There’s a billion-dollar-a-year research operation in the middle of Washington state, with 4,600 staff, working on some of the biggest energy challenges in the world. Yet very few of the locals know a thing about it. And while it hasn’t solved the world’s energy woes, people should start counting on breakthroughs to emerge from there, according to one of the lab’s leaders.

“You should have some high expectations of us,” said J. Michael Davis, the associate laboratory director in the Energy and Environment Directorate at the Pacific Northwest National Laboratory in Richland, WA. “If you were to pull people over driving along I-5 and ask them about PNNL, they’d say, ‘What’s PNNL?’ But we spend a lot of tax dollars. We should have some high expectations.”

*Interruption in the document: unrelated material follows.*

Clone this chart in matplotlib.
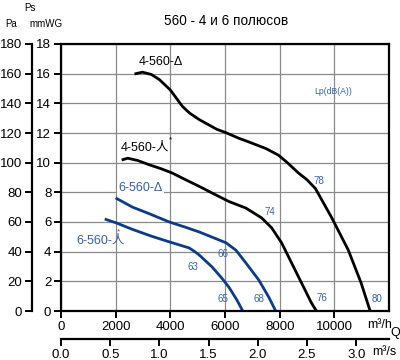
import matplotlib
matplotlib.use("Agg")
import matplotlib.pyplot as plt

plt.rcParams['font.family'] = ['Liberation Sans', 'Noto Sans CJK SC', 'DejaVu Sans']

# curves: flow Q (m3/h) vs static pressure Ps (mmWG)
q_4d = [2690, 2980, 3300, 3600, 4000, 4200, 4440, 4700, 5060, 5700, 6000, 6500, 6870, 7500, 7960, 8250, 8690, 9000, 9310, 9890, 10510, 10980, 11310]
p_4d = [15.98, 16.1, 15.95, 15.6, 14.9, 14.4, 13.8, 13.35, 12.9, 12.25, 12.05, 11.65, 11.4, 10.95, 10.5, 10.05, 9.3, 8.85, 8.25, 6.34, 4.11, 1.89, 0.0]

q_4y = [2220, 2440, 2800, 3240, 3650, 4070, 4580, 5060, 5500, 6145, 6764, 7345, 7709, 8073, 8436, 8800, 9164, 9345]
p_4y = [10.18, 10.3, 10.15, 9.85, 9.6, 9.3, 8.83, 8.4, 7.98, 7.38, 6.94, 6.27, 5.6, 4.59, 3.24, 1.89, 0.54, 0.0]

q_6d = [2000, 2618, 3240, 3964, 4500, 5055, 5500, 6036, 6400, 6764, 7236, 7600, 7855]
p_6d = [7.62, 7.0, 6.55, 6.0, 5.68, 5.33, 5.0, 4.6, 4.1, 3.24, 2.09, 0.94, 0.0]

q_6y = [1600, 2036, 2618, 3300, 3964, 4691, 4873, 5055, 5527, 5891, 6145, 6436, 6650]
p_6y = [6.2, 5.93, 5.5, 5.05, 4.66, 4.25, 4.03, 3.78, 2.97, 2.2, 1.6, 0.74, 0.0]

# noise levels Lp dB(A) and where they sit
noise_labels = ['78', '74', '66', '63', '65', '68', '76', '80']
noise_x = [9420, 7640, 5930, 4840, 5930, 7240, 9530, 11560]
noise_y = [8.75, 6.7, 3.85, 2.97, 0.81, 0.81, 0.85, 0.81]

x_ticks = [0, 2000, 4000, 6000, 8000, 10000]
y_ticks = [0, 2, 4, 6, 8, 10, 12, 14, 16, 18]
pa_ticks = [0, 20, 40, 60, 80, 100, 120, 140, 160, 180]
ms_ticks = [0.0, 0.5, 1.0, 1.5, 2.0, 2.5, 3.0]

BLUE = '#0c3b8a'
BLUE_TXT = '#3560aa'

fig = plt.figure(figsize=(4, 3.6), dpi=100)
ax = fig.add_axes([61 / 400, 49 / 360, 328 / 400, 267 / 360])

for qq, pp, col in [(q_4d, p_4d, 'black'), (q_4y, p_4y, 'black'),
                    (q_6d, p_6d, BLUE), (q_6y, p_6y, BLUE)]:
    ax.plot(qq, pp, color=col, lw=2, solid_joinstyle='round', solid_capstyle='butt')

ax.set_xlim(0, 12000)
ax.set_ylim(0, 18)
ax.set_xticks(x_ticks)
ax.set_yticks(y_ticks)
ax.set_xticklabels([str(v) for v in x_ticks])
ax.set_yticklabels([str(v) for v in y_ticks])
ax.grid(True, color='#8a8a8a', lw=0.9)
ax.set_axisbelow(True)
for s in ax.spines.values():
    s.set_linewidth(1.6)
ax.tick_params(direction='out', length=5, width=1.4, labelsize=9.5, pad=2)

# Pa axis on the left
pa = ax.secondary_yaxis(-29 / 328, functions=(lambda v: v * 10, lambda v: v / 10))
pa.set_yticks(pa_ticks)
pa.set_yticklabels([str(v) for v in pa_ticks])
pa.spines['left'].set_linewidth(1.6)
pa.tick_params(direction='out', length=5, width=1.4, labelsize=9.5, pad=2)

# m3/s axis at the bottom
ms = ax.secondary_xaxis(-28 / 267, functions=(lambda v: v / 3600, lambda v: v * 3600))
ms.set_xticks(ms_ticks)
ms.set_xticklabels(['%.1f' % v for v in ms_ticks])
ms.spines['bottom'].set_linewidth(1.6)
ms.tick_params(direction='out', length=5, width=1.4, labelsize=9.5, pad=2)

# curve names
ax.text(3640, 16.8, '4-560-Δ', fontsize=9, ha='center', va='center')
ax.text(2200, 11.0, '4-560-人', fontsize=9, ha='left', va='center')
ax.text(3950, 11.55, '*', fontsize=6, ha='left', va='center')
ax.text(2900, 8.3, '6-560-Δ', fontsize=9, color=BLUE_TXT, ha='center', va='center',
        bbox=dict(facecolor='white', edgecolor='none', pad=1))
ax.text(580, 4.72, '6-560-人', fontsize=9, color=BLUE_TXT, ha='left', va='center')
ax.text(2050, 5.35, '*', fontsize=6, color=BLUE_TXT, ha='left', va='center')

for lab, xx, yy in zip(noise_labels, noise_x, noise_y):
    ax.text(xx, yy, lab, fontsize=7, color=BLUE_TXT, ha='center', va='center')
ax.text(9960, 14.8, 'Lp(dB(A))', fontsize=6.2, color=BLUE_TXT, ha='center', va='center')

# units
fig.text(367 / 400, 1 - 325 / 360, 'm³/h', fontsize=9, ha='left', va='center')
fig.text(372 / 400, 1 - 352 / 360, 'm³/s', fontsize=9, ha='left', va='center')
fig.text(390 / 400, 1 - 333 / 360, 'Q', fontsize=9, ha='left', va='center')
fig.text(30 / 400, 1 - 8 / 360, 'Ps', fontsize=7, ha='center', va='center')
fig.text(11 / 400, 1 - 24 / 360, 'Pa', fontsize=7, ha='center', va='center')
fig.text(46 / 400, 1 - 24 / 360, 'mmWG', fontsize=7, ha='center', va='center')
fig.text(226 / 400, 1 - 21 / 360, '560 - 4 и 6 полюсов', fontsize=9.8, ha='center', va='center')

fig.savefig('out.png', dpi=100)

Davis made his remarks this morning during a wide-ranging talk at the Technology Alliance’s Science & Technology Discovery Series at the Rainier Club in downtown Seattle. This was not the usual fundraising commercial I expected from a senior manager at a government agency. It was more like a sobering, hour-long reminder of what a lousy job the country has done over the past three decades to meet energy needs, along with an update on some of what the lab is doing to make a difference.

At the most basic level, everything is going up—demand for energy, U.S. dependence on imported oil, and carbon emissions around the world. While this has been happening over the past 30 years, national labs like PNNL have allowed a lot of researchers to pursue their curiosity independently, without really being mobilized together in a strategic way.

J. Michael Davis
J. Michael Davis

“It’s the ‘let 1,000 flowers bloom model,'” Davis said. “We were not focused on large challenges. Everybody would do their own thing. Did some good things come out of it? Surely. But we’re not solving the big problems fast enough.”

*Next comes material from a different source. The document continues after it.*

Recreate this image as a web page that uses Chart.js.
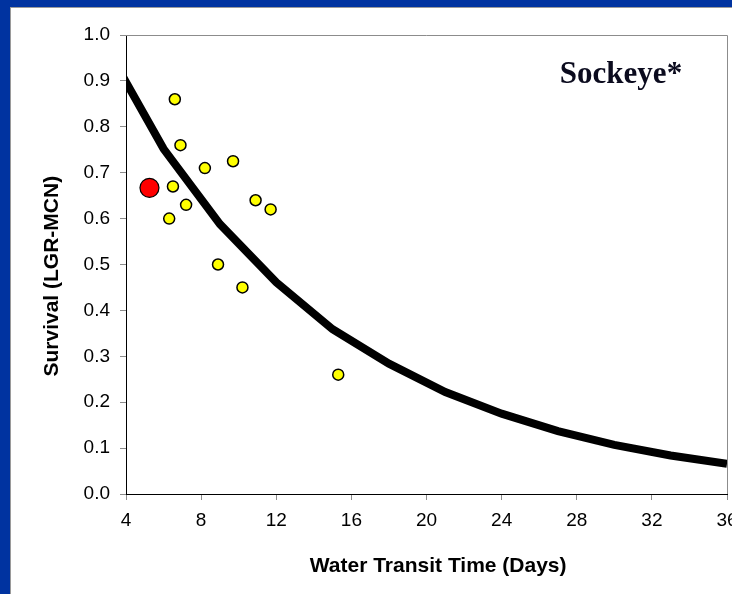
<!DOCTYPE html>
<html>
<head>
<meta charset="utf-8">
<script src="https://cdn.jsdelivr.net/npm/chart.js@4"></script>
<style>
  html, body { margin: 0; padding: 0; }
  body { width: 732px; height: 594px; background: #0033a0; overflow: hidden; position: relative; }
  .panel { position: absolute; left: 10px; top: 7px; width: 740px; height: 587px; background: #fff; border-left: 1px solid #9a9a9a; border-top: 1px solid #9a9a9a; box-sizing: border-box; }
  .panel canvas { display: block; }
</style>
</head>
<body>
<div class="panel"><canvas id="grafic"></canvas></div>
<script>
// yearly observations
const transitDays = [6.6, 6.9, 8.2, 9.7, 6.5, 7.2, 6.3, 10.9, 11.7, 8.9, 10.2, 15.3];
const survival = [0.86, 0.76, 0.71, 0.725, 0.67, 0.63, 0.60, 0.64, 0.62, 0.50, 0.45, 0.26];

// highlighted year
const highlightDays = [5.25];
const highlightSurvival = [0.667];

// fitted relationship
const curveDays = [3, 6, 9, 12, 15, 18, 21, 24, 27, 30, 33, 36];
const curveSurvival = [0.97, 0.752, 0.588, 0.461, 0.359, 0.284, 0.222, 0.175, 0.137, 0.107, 0.084, 0.066];

const xTicks = [4, 8, 12, 16, 20, 24, 28, 32, 36];
const chartLabel = 'Sockeye*';

const toPoints = (xs, ys) => xs.map((x, i) => ({ x: x, y: ys[i] }));

const sans = "'Liberation Sans', Arial, sans-serif";

// gray top/right frame + species label
const framePlugin = {
    id: 'frame',
    beforeDatasetsDraw(chart) {
        const { ctx, chartArea: a } = chart;
        ctx.save();
        ctx.strokeStyle = '#8c8c8c';
        ctx.lineWidth = 1;
        ctx.beginPath();
        ctx.moveTo(a.left, a.top + 0.5);
        ctx.lineTo(a.right + 0.5, a.top + 0.5);
        ctx.lineTo(a.right + 0.5, a.bottom);
        ctx.stroke();
        ctx.restore();
    },
    afterDraw(chart) {
        const { ctx, chartArea: a } = chart;
        ctx.save();
        ctx.font = "bold 31px 'Liberation Serif', 'Times New Roman', serif";
        ctx.fillStyle = '#0b0b1e';
        ctx.textAlign = 'center';
        ctx.textBaseline = 'alphabetic';
        ctx.fillText(chartLabel, a.right - 106, a.top + 48);
        ctx.restore();
    }
};

new Chart(document.getElementById('grafic').getContext('2d'), {
    type: 'scatter',
    data: {
        datasets: [
            {
                data: toPoints(highlightDays, highlightSurvival),
                pointRadius: 9.5,
                pointBackgroundColor: '#ff0000',
                pointBorderColor: '#000000',
                pointBorderWidth: 1.2,
                order: 0
            },
            {
                data: toPoints(transitDays, survival),
                pointRadius: 5.5,
                pointBackgroundColor: '#ffff00',
                pointBorderColor: '#000000',
                pointBorderWidth: 1.5,
                order: 1
            },
            {
                type: 'line',
                data: toPoints(curveDays, curveSurvival),
                borderColor: '#000000',
                borderWidth: 8,
                pointRadius: 0,
                tension: 0,
                fill: false,
                clip: 0,
                order: 2
            }
        ]
    },
    options: {
        responsive: true,
        maintainAspectRatio: false,
        animation: false,
        layout: { padding: { top: 27, right: 23, left: 0, bottom: 0 } },
        plugins: {
            legend: { display: false },
            tooltip: { enabled: false }
        },
        scales: {
            x: {
                type: 'linear',
                min: 4,
                max: 36,
                afterFit: scale => { scale.height = 100; },
                afterBuildTicks: scale => { scale.ticks = xTicks.map(v => ({ value: v })); },
                ticks: {
                    color: '#000',
                    padding: 9,
                    maxRotation: 0,
                    font: { family: sans, size: 19 }
                },
                grid: {
                    drawOnChartArea: false,
                    tickLength: 6,
                    color: '#8c8c8c'
                },
                border: { color: '#000', width: 1 },
                title: {
                    display: true,
                    // leading spaces nudge the centred title right, as in the original slide
                    text: '    Water Transit Time (Days)',
                    color: '#000',
                    font: { family: sans, size: 21, weight: 'bold' },
                    padding: { top: 0, bottom: 15 }
                }
            },
            y: {
                min: 0,
                max: 1,
                afterFit: scale => { scale.width = 115; },
                ticks: {
                    stepSize: 0.1,
                    color: '#000',
                    padding: 10,
                    font: { family: sans, size: 19 },
                    callback: v => v.toFixed(1)
                },
                grid: {
                    drawOnChartArea: false,
                    tickLength: 6,
                    color: '#8c8c8c'
                },
                border: { color: '#000', width: 1 },
                title: {
                    display: true,
                    text: 'Survival (LGR-MCN)    ',
                    color: '#000',
                    font: { family: sans, size: 21, weight: 'bold' },
                    padding: { top: 29, bottom: 0 }
                }
            }
        }
    },
    plugins: [framePlugin]
});
</script>
</body>
</html>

There are some daunting barriers in the way. The U.S. has 3,200 utility service areas with distinct physical and regulatory boundaries, Davis said. This isn’t, as you might imagine, a very efficient way to collect broad, real-time information about power supply and demand around the country. To make real progress, capital, technology, and policy all need to be rowing together in the same direction, and to hear Davis talk, they aren’t all in sync yet. (You can hear him talk about this a little more in this clip on YouTube.)

“What if you had 3,200 Internets?” Davis said. “We’re trying to improve the system without a consensus of what is needed, and where to focus.”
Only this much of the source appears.